Do this: Pictures stay out of this copy, which runs from the first line of the material through the line containing "width=1.3pt, fill=white, minimum".

Entries shown:
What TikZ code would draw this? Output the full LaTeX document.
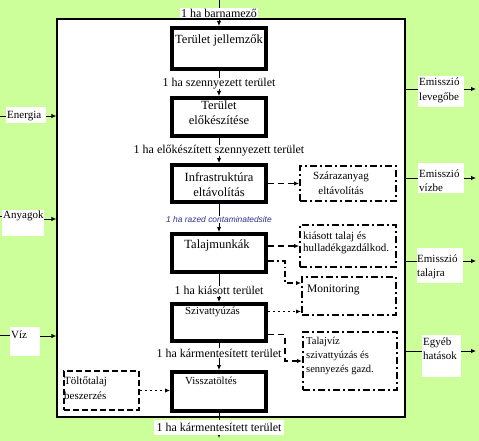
\documentclass[tikz,border=0pt]{standalone}
\usepackage{fontspec}
\setmainfont{Liberation Serif}
\newfontfamily\sansf{Liberation Sans}
\usetikzlibrary{arrows.meta,calc}
\definecolor{bggreen}{RGB}{204,255,153}
\definecolor{razblue}{RGB}{46,49,146}
\begin{document}
\begin{tikzpicture}[x=1pt,y=-1pt,
  mainbox/.style={draw, line width=4pt, fill=white, minimum width=94pt, inner sep=0pt},
  sidebox/.style={draw, line width=2pt, fill=white, inner sep=0pt, dash pattern=on 7pt off 3pt on 2pt off 3pt},
  dashbox/.style={draw, line width=2pt, fill=white, inner sep=0pt, dash pattern=on 6pt off 3pt},
  wbg/.style={fill=white, inner sep=0pt},
  btxt/.style={inner sep=0pt, align=center, font=\fontsize{12.5}{15}\selectfont},
  stxt/.style={inner sep=0pt, align=left, font=\fontsize{11}{15}\selectfont},
  flowlbl/.style={fill=white, inner xsep=1pt, inner ysep=0.5pt, font=\fontsize{12}{14}\selectfont},
  razlbl/.style={fill=white, inner sep=0.5pt, text=razblue, font=\sansf\itshape\fontsize{8.4}{10}\selectfont},
  arr/.style={-{Latex[length=5pt,width=4.5pt]}, line width=0.9pt},
  thin/.style={line width=0.9pt},
  cdash/.style={line width=1.6pt, dash pattern=on 6pt off 4pt},
  cdashdot/.style={line width=1.6pt, dash pattern=on 6pt off 3pt on 1.5pt off 3pt},
  cdot/.style={line width=1.6pt, dash pattern=on 1.5pt off 3.5pt}
]
\fill[bggreen] (0,0) rectangle (479,441);
\useasboundingbox (0,0) rectangle (479,441);

% main white frame
\node[draw, line width=1.3pt, fill=white, minimum width=348pt, minimum height=398pt, inner sep=0pt] (M) at (231,218) {};

% main process boxes
\node[mainbox, minimum height=41pt] (b1) at (219,48.5) {};
\node[mainbox, minimum height=38pt] (b2) at (219,117) {};
\node[mainbox, minimum height=37pt] (b3) at (219,183.5) {};
\node[mainbox, minimum height=38pt] (b4) at (219,253) {};
\node[mainbox, minimum height=37pt] (b5) at (219,322.5) {};
\node[mainbox, minimum height=39pt] (b6) at (219,391.5) {};

\node[btxt] (t1) at (219,40) {Terület jellemzők};
\node[btxt] (t2) at (219,112.5) {Terület\\előkészítése};
\node[btxt] (t3) at (219,184.5) {Infrastruktúra\\eltávolítás};
\node[btxt] (t4) at (217,245) {Talajmunkák};
\node[stxt, font=\fontsize{10.8}{13}\selectfont, anchor=west] (t5) at (185,312) {Szivattyúzás};
\node[stxt, font=\fontsize{10.8}{13}\selectfont, anchor=west] (t6) at (185,381) {Visszatöltés};

% flow connectors
\coordinate (top) at (219,0);
\coordinate (bot) at (219,438);
\draw[arr] (top) -- (b1) node[flowlbl, pos=.5, minimum width=78pt] (l0) {1 ha barnamező};
\draw[arr] (b1) -- (b2) node[flowlbl, pos=.5] (l1) {1 ha szennyezett terület};
\draw[arr] (b2) -- (b3) node[flowlbl, pos=.5] (l2) {1 ha előkészített szennyezett terület};
\draw[arr] (b3) -- (b4) node[razlbl, pos=.54] (l3) {1 ha razed contaminatedsite};
\draw[arr] (b4) -- (b5) node[flowlbl, pos=.6] (l4) {1 ha kiásott terület};
\draw[arr] (b5) -- (b6) node[flowlbl, pos=.37] (l5) {1 ha kármentesített terület};
\draw[arr] (b6) -- (bot) node[flowlbl, pos=.56, minimum width=130pt, minimum height=15pt] (l6) {1 ha kármentesített terület};

% side boxes
\node[sidebox, minimum width=96pt, minimum height=35pt] (s1) at (348,183.5) {};
\node[sidebox, minimum width=96pt, minimum height=42pt] (s2) at (348,246) {};
\node[sidebox, minimum width=94pt, minimum height=38pt] (s3) at (349,296) {};
\node[sidebox, minimum width=94pt, minimum height=58pt] (s4) at (350,361) {};
\node[dashbox, minimum width=75pt, minimum height=39pt] (s5) at (101.5,390.5) {};

\node[stxt, align=center] (u1) at (341,183.5) {Szárazanyag\\eltávolítás};
\node[stxt, font=\fontsize{11}{12.5}\selectfont, anchor=west] (u2) at (303,243) {kiásott talaj és\\hulladékgazdálkod.};
\node[stxt, font=\fontsize{11.5}{14}\selectfont, anchor=west] (u3) at (307,290) {Monitoring};
\node[stxt, font=\fontsize{10.5}{14}\selectfont, anchor=west] (u4) at (306,356) {Talajvíz\\szivattyúzás és\\sennyezés gazd.};
\node[stxt, anchor=west] (u5) at (64,388.5) {Töltőtalaj\\beszerzés};

% side connectors
\draw[arr, cdash] (b3) -- (s1);
\draw[arr, cdash] (b4.east |- s2.west) -- (s2.west);
\draw[arr, cdashdot] ([yshift=-8pt]b4.east) -- ++(17,0) |- ([yshift=13pt]s3.west);
\coordinate (p5) at ([yshift=11pt]b5.east);
\draw[arr, cdot] (p5) -- (p5 -| s3.west);
\draw[arr, cdash] ([yshift=-12pt]b5.east) -- ++(17,0) |- (s4.west);
\draw[arr, cdot] (s5.east) -- (s5.east -| b6.west);

% inputs
\node[wbg, minimum width=40pt, minimum height=16pt] (iE) at (26,115) {};
\node[stxt, anchor=west] (tE) at (7,116) {Energia};
\coordinate (iE0) at (0,116);
\draw[thin] (iE0) -- (iE0 -| iE.west);
\draw[arr] (iE0 -| iE.east) -- (iE0 -| M.west);

\node[wbg, minimum width=42pt, minimum height=26pt] (iA) at (23,223) {};
\node[stxt, anchor=west] (tA) at (3,216) {Anyagok};
\coordinate (iA0) at (0,216);
\coordinate (iA1) at (0,219);
\draw[thin] (iA0) -- (iA0 -| iA.west);
\draw[arr] (iA1 -| iA.east) -- (iA1 -| M.west);

\node[wbg, minimum width=30pt, minimum height=29pt] (iV) at (25,341.5) {};
\node[stxt, anchor=west] (tV) at (11,335) {Víz};
\coordinate (iV0) at (0,335);
\coordinate (iV1) at (0,336);
\draw[thin] (iV0) -- (iV0 -| iV.west);
\draw[arr] (iV1 -| iV.east) -- (iV1 -| M.west);

% outputs
\node[wbg, minimum width=46pt, minimum height=31pt] (r1) at (441,91.5) {};
\node[stxt, anchor=west] (o1t) at (419,90.5) {Emisszió\\levegőbe};
\coordinate (o1) at (476,89);
\draw[thin] (o1 -| M.east) -- (o1 -| r1.west);
\draw[arr] (o1 -| r1.east) -- (o1);

\node[wbg, minimum width=46pt, minimum height=30pt] (r2) at (441,178) {};
\node[stxt, font=\fontsize{11}{14}\selectfont, anchor=west] (o2t) at (419,181) {Emisszió\\vízbe};
\coordinate (o2) at (476,178);
\draw[thin] (o2 -| M.east) -- (o2 -| r2.west);
\draw[arr] (o2 -| r2.east) -- (o2);

\node[wbg, minimum width=46pt, minimum height=35pt] (r3) at (440,265.5) {};
\node[stxt, font=\fontsize{11}{14}\selectfont, anchor=west] (o3t) at (417,267) {Emisszió\\talajra};
\coordinate (o3) at (476,261);
\draw[thin] (o3 -| M.east) -- (o3 -| r3.west);
\draw[arr] (o3 -| r3.east) -- (o3);

\node[wbg, minimum width=39pt, minimum height=42pt] (r4) at (441.5,356) {};
\node[stxt, font=\fontsize{11}{14}\selectfont, anchor=west] (o4t) at (423,349) {Egyéb\\hatások};
\coordinate (o4) at (476,351);
\draw[thin] (o4 -| M.east) -- (o4 -| r4.west);
\draw[arr] (o4 -| r4.east) -- (o4);
\end{tikzpicture}
\end{document}
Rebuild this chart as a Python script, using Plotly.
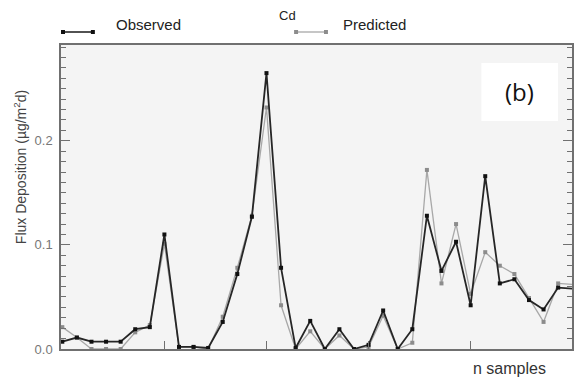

Response to this task:
What TikZ code would draw this? Output the full LaTeX document.
\documentclass[tikz,border=0pt]{standalone}
\usepackage{fontspec}
\setmainfont{Liberation Serif}
\newfontfamily\sansf{Liberation Sans}
\usetikzlibrary{arrows.meta,calc}
\definecolor{bggreen}{RGB}{204,255,153}
\definecolor{razblue}{RGB}{46,49,146}
\begin{document}
\begin{tikzpicture}[x=1pt,y=-1pt,
  mainbox/.style={draw, line width=4pt, fill=white, minimum width=94pt, inner sep=0pt},
  sidebox/.style={draw, line width=2pt, fill=white, inner sep=0pt, dash pattern=on 7pt off 3pt on 2pt off 3pt},
  dashbox/.style={draw, line width=2pt, fill=white, inner sep=0pt, dash pattern=on 6pt off 3pt},
  wbg/.style={fill=white, inner sep=0pt},
  btxt/.style={inner sep=0pt, align=center, font=\fontsize{12.5}{15}\selectfont},
  stxt/.style={inner sep=0pt, align=left, font=\fontsize{11}{15}\selectfont},
  flowlbl/.style={fill=white, inner xsep=1pt, inner ysep=0.5pt, font=\fontsize{12}{14}\selectfont},
  razlbl/.style={fill=white, inner sep=0.5pt, text=razblue, font=\sansf\itshape\fontsize{8.4}{10}\selectfont},
  arr/.style={-{Latex[length=5pt,width=4.5pt]}, line width=0.9pt},
  thin/.style={line width=0.9pt},
  cdash/.style={line width=1.6pt, dash pattern=on 6pt off 4pt},
  cdashdot/.style={line width=1.6pt, dash pattern=on 6pt off 3pt on 1.5pt off 3pt},
  cdot/.style={line width=1.6pt, dash pattern=on 1.5pt off 3.5pt}
]
\fill[bggreen] (0,0) rectangle (479,441);
\useasboundingbox (0,0) rectangle (479,441);

% main white frame
\node[draw, line width=1.3pt, fill=white, minimum width=348pt, minimum height=398pt, inner sep=0pt] (M) at (231,218) {};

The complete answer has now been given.